The surge in shares on a rate hike saw a 44 year old record broken with the S&P500 rising the most on a rate hike since 1978.  Indeed we have to do back to 2008 on a rate CUT to see a bigger sharemarket jump on any Fed announcement.  The NASDAQ rocketed having bounced off a fall of 1.5% before the announcement to end 3.2% up, a 4.7% jump off the low!

And whilst Powell dismissed the 75bps hike, he did warn there will be two more 50bps hikes in the "next couple of meetings" and could even be more as he promised they will act "expeditiously" if inflation persists.

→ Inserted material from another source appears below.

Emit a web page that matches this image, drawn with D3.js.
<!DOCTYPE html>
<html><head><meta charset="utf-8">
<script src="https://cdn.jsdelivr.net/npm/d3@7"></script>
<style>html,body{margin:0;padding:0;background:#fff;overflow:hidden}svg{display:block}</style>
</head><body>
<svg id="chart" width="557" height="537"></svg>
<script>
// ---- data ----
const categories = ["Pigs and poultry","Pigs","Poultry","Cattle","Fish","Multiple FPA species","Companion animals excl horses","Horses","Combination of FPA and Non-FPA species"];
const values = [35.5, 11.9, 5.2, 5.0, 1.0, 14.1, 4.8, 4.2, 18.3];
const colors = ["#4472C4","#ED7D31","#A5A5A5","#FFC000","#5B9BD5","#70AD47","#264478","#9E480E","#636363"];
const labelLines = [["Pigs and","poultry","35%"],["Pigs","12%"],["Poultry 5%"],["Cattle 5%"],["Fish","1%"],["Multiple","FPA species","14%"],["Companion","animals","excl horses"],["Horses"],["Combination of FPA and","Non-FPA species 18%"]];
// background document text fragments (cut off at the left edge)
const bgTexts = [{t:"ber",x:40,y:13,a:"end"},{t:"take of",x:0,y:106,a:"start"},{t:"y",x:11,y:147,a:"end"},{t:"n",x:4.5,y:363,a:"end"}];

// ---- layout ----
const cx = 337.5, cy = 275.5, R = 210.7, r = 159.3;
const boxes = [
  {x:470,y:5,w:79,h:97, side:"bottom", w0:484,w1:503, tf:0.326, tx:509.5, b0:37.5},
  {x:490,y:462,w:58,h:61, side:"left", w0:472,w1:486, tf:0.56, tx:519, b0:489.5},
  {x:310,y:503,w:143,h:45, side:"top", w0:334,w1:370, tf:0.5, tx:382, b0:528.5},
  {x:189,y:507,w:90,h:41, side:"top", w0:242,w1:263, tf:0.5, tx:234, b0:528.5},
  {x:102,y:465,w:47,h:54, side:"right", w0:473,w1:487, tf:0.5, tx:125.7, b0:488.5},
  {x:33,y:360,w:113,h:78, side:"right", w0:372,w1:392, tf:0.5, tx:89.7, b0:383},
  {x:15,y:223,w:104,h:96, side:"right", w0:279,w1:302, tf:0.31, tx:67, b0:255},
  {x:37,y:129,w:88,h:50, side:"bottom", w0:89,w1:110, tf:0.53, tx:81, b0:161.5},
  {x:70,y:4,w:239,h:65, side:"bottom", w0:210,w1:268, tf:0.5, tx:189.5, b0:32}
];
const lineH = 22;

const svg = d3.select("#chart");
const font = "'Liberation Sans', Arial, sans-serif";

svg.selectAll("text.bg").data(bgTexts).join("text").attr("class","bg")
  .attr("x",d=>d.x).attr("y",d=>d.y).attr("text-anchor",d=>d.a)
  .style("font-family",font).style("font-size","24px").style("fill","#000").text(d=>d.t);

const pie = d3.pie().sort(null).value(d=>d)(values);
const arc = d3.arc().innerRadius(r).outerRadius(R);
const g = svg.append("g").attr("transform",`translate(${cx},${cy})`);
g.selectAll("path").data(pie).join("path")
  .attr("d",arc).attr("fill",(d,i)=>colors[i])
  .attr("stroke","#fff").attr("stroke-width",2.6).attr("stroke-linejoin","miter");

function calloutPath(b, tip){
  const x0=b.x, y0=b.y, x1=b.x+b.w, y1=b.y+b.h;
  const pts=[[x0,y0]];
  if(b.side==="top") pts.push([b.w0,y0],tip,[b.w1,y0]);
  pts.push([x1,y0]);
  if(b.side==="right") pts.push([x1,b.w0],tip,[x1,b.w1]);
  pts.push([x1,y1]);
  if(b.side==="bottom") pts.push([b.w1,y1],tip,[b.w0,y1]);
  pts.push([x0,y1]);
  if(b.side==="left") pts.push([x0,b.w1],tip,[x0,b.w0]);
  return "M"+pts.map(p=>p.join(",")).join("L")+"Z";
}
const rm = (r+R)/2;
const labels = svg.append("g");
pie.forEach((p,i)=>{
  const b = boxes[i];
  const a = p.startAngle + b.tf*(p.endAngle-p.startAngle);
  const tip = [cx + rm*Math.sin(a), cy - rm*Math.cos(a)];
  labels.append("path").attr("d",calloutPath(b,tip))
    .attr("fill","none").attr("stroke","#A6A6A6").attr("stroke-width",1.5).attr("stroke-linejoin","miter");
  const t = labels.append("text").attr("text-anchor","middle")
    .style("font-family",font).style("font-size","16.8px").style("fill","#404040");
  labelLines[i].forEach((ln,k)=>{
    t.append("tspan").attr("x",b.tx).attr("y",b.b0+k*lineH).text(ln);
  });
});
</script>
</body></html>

For some reason few seemed to be talking about the announcement that the Fed will also turn from taper to outright reduction (QT or quantitative tightening) of their balance sheet, maybe because they have put it back to 1 June to start unwinding $47.5 billion per month for 3 months and then up to $95 billion per month thereafter.  The $4.5 trillion question is who own earth will buy all of these, adding more upward pressure to rates?

Of course at the same time the Fed is hiking rates in the face of inflation there remains two undeniable facts working against its success.  Firstly, much of the inflation we are facing is due to supply chain tightness not so much demand.  Powell himself admitted last night "Our tools don’t really work on supply shocks, our tools work on demand."

Secondly, and as presented by economic commentator Tarric Brooker (@AvidCommentator) in this article:

“As governments continue to inject cash into the economy at the same time that central banks are attempting to remove it through raising interest rates. We are effectively left with a series of policies that is akin to having one foot flat to the floor on the accelerator, while the other is hard on the brake.

This strategy is what I like to call burnout economics. Just like a car doing a burnout results in smoke, noise and not a whole lot forward momentum, so too does these two forces acting against each other.

As lockdowns continue in China and the war continues to rage in Ukraine, raising rates high enough to drive inflation down to the level consistent with central banks’ targets was always going to be challenging. By adding additional spending at a time when inflation is already running at multi-decade highs, that challenge becomes even harder.

The more cash that is injected into the economy by governments attempting to cushion the blow of inflation, the more central banks may need to raise interest rates in order to counter rising inflationary pressures.

In Australia, interest rate futures markets continue to price in an extremely swift and large rate rise cycle from the RBA. Up until relatively recently, few mainstream economists shared its viewpoint that this would come to pass.

But with inflation rocketing far higher than expectations, all of sudden one has to wonder, what if the market is even partially right about an aggressive rate rise cycle being necessary to tame inflation?”

Monetary policy v Fiscal Stimulus, the battle is clear.

You see the dilemma right?  The world is sitting on the highest debt pile in history.  Individual Australian’s hold more personal debt than nearly any other country in the world. Corporate debt is sky high and the quality of it declining.  Government debt sits too at records and globally around the 100% of GDP.  The US is now above $30 trillion and tipped to reach 150% of GDP in a decade by its only Congressional Budget Office.

At the same time, central banks are hiking rates to control inflation, increasing the servicing cost of that debt, whilst Governments continue to add to the debt to win favour amongst those hurting (or voting…) with the inevitable inflation borne of a decade of unprecedented money printing and zero interest rates. Watch the news each night during this election campaign to see this spending. To think shares will thrive in such an environment, starting at such nosebleed valuations already, seems fanciful but who really knows what happens in such unprecedented times?  What seems almost certain (should history repeat) is that rates will hike to the point of failure, may not address inflation beforehand, recession ensues, and the central banks start up the printers again and slash rates to save the day. Gold jumped last night and for good reason.  The wise ‘pet rock’ has a knack of sniffing out what’s ahead.